Not doing oneself any favours

In the real world, people have boundaries, and you might get a second chance but not a third. Disciplinary measures kick in. Doctor's surgeries deregister you after two missed appointments. You're escorted from the shop as soon as you raise your voice. Be rude to someone once and they jog on.

In dysfunctional families, people put up with bad behaviour. There might be reprisals, reprimands, and recriminations, but there are no boundaries. Everything's soon forgotten, or more usually superseded by the next drama, so there are no lasting or impactful consequences.
 
When someone from a dysfunctional background then encounters someone functional in recovery: a potential friend, a sponsor, etc., or someone functional outside AA, e.g. a new employer, they are often shocked to discover that there's no going back when a line is crossed.

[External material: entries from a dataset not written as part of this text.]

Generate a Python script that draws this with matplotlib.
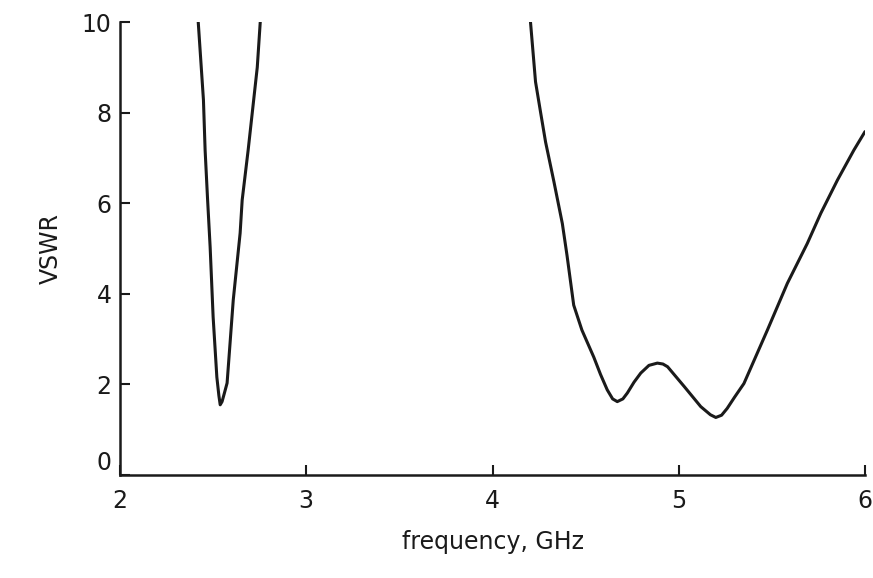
import matplotlib
matplotlib.use("Agg")
import matplotlib.pyplot as plt

# Band 1 (low-frequency resonance)
freq1 = [2.42, 2.448, 2.457, 2.47, 2.484, 2.50, 2.52, 2.531, 2.538, 2.548, 2.56, 2.575, 2.608,
         2.645, 2.656, 2.688, 2.737, 2.753]
vswr1 = [10.0, 8.28, 7.17, 6.1, 5.03, 3.49, 2.16, 1.75, 1.55, 1.62, 1.8, 2.03, 3.86,
         5.34, 6.07, 7.17, 9.0, 10.0]

# Band 2 (high-frequency, double resonance)
freq2 = [4.204, 4.231, 4.258, 4.285, 4.33, 4.375, 4.40, 4.436, 4.48, 4.544, 4.58, 4.616, 4.645,
         4.67, 4.70, 4.724, 4.76, 4.796, 4.84, 4.885, 4.915, 4.94, 5.03, 5.118, 5.17, 5.199,
         5.23, 5.26, 5.30, 5.35, 5.476, 5.583, 5.69, 5.763, 5.852, 5.94, 6.0]
vswr2 = [10.0, 8.68, 8.01, 7.35, 6.47, 5.55, 4.85, 3.75, 3.2, 2.60, 2.22, 1.88, 1.68,
         1.62, 1.68, 1.81, 2.05, 2.25, 2.42, 2.47, 2.45, 2.39, 1.95, 1.51, 1.33, 1.27,
         1.32, 1.47, 1.72, 2.02, 3.2, 4.23, 5.11, 5.78, 6.51, 7.17, 7.58]

xticks = [2, 3, 4, 5, 6]
yticks = [0, 2, 4, 6, 8, 10]

fig = plt.figure(figsize=(8.73, 5.78), dpi=100)
ax = fig.add_axes([120/873, 1-475/578, (865-120)/873, (475-22)/578])

ax.plot(freq1, vswr1, color="#1a1a1a", lw=2.2, solid_joinstyle="round", solid_capstyle="round")
ax.plot(freq2, vswr2, color="#1a1a1a", lw=2.2, solid_joinstyle="round", solid_capstyle="round")

ax.set_xlim(2, 6)
ax.set_ylim(0, 10)
ax.set_xticks(xticks)
ax.set_yticks(yticks)
ax.set_xticklabels([str(v) for v in xticks])
ax.set_yticklabels([str(v) for v in yticks])

for s in ["top", "right"]:
    ax.spines[s].set_visible(False)
for s in ["left", "bottom"]:
    ax.spines[s].set_linewidth(1.8)
    ax.spines[s].set_color("#1a1a1a")

ax.tick_params(direction="in", length=7, width=1.5, labelsize=17, colors="#1a1a1a", pad=6)
ax.tick_params(axis="x", pad=10)
ax.yaxis.get_major_ticks()[0].label1.set_va("bottom")

ax.set_xlabel("frequency, GHz", fontsize=17, color="#1a1a1a", labelpad=12)
ax.set_ylabel("VSWR", fontsize=17, color="#1a1a1a", labelpad=14)

fig.savefig("out.png", dpi=100)
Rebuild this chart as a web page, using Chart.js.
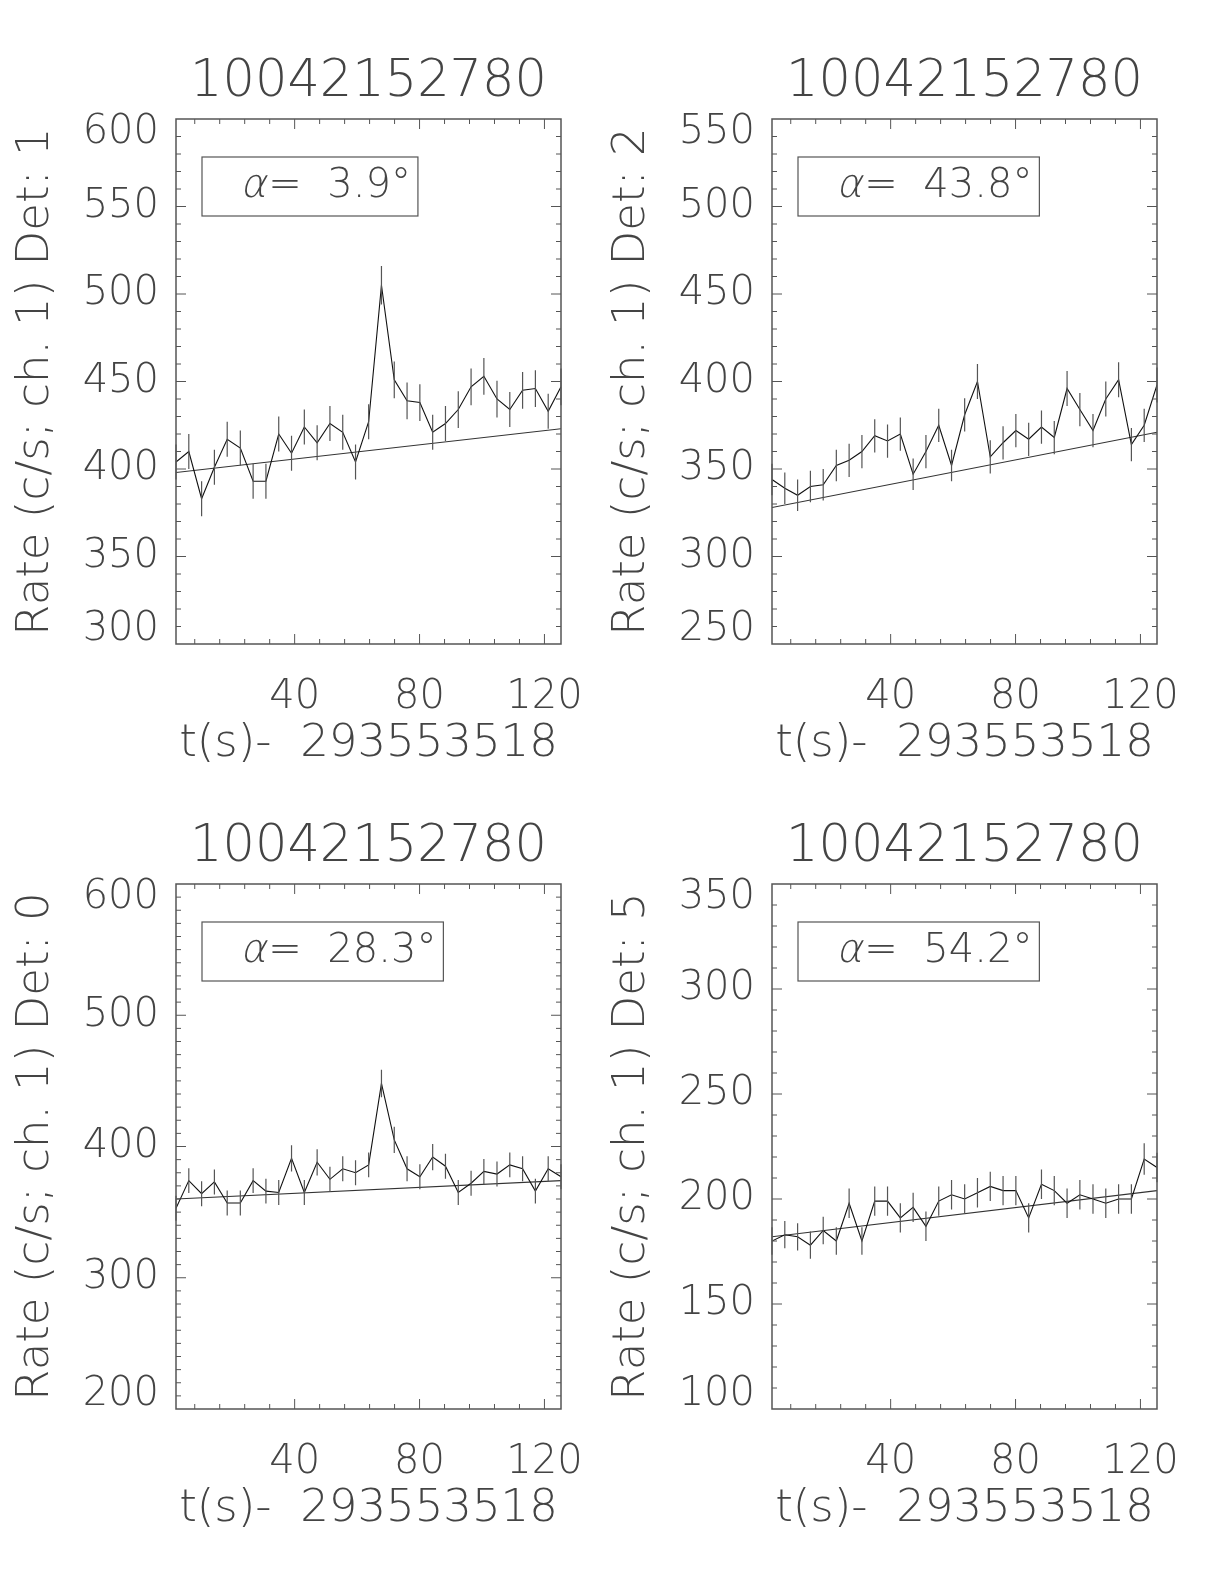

This happened to me many times in early recovery.
 
The line was crossed deliberately and knowingly: I knew I was acting out, but I had anticipated that, once I had finished getting whatever it was off my chest and out of the way, once I had finished playing up, once I had established my existential position and performed my habitual historical re-enactment of some psychological scenario (ten to one it would be an authority question), I could just slide back into the old cosy chumminess.
 
That's not how it works.
 
It's also not how amends work. Sure, amends are necessary, but pretty much no one I made amends to, even though the amends were gratefully and graciously accepted, wanted to take the risk. What is broken will often stay broken. Life's too short.
 
What is the lesson? That people in the real world will give me one chance max; two if I am lucky, but certainly no more, if they have their wits about them, and certainly not if I have been deliberately provocative, rebellious, or rude. This means I have to keep myself within bounds or suffer the consequences.

Footnote: Boundaries are not just for the person setting them. They're also for the benefit of the other person. If behaviour is not boundaried, it will repeat. If it is boundaried, there's the possibility of learning a lesson.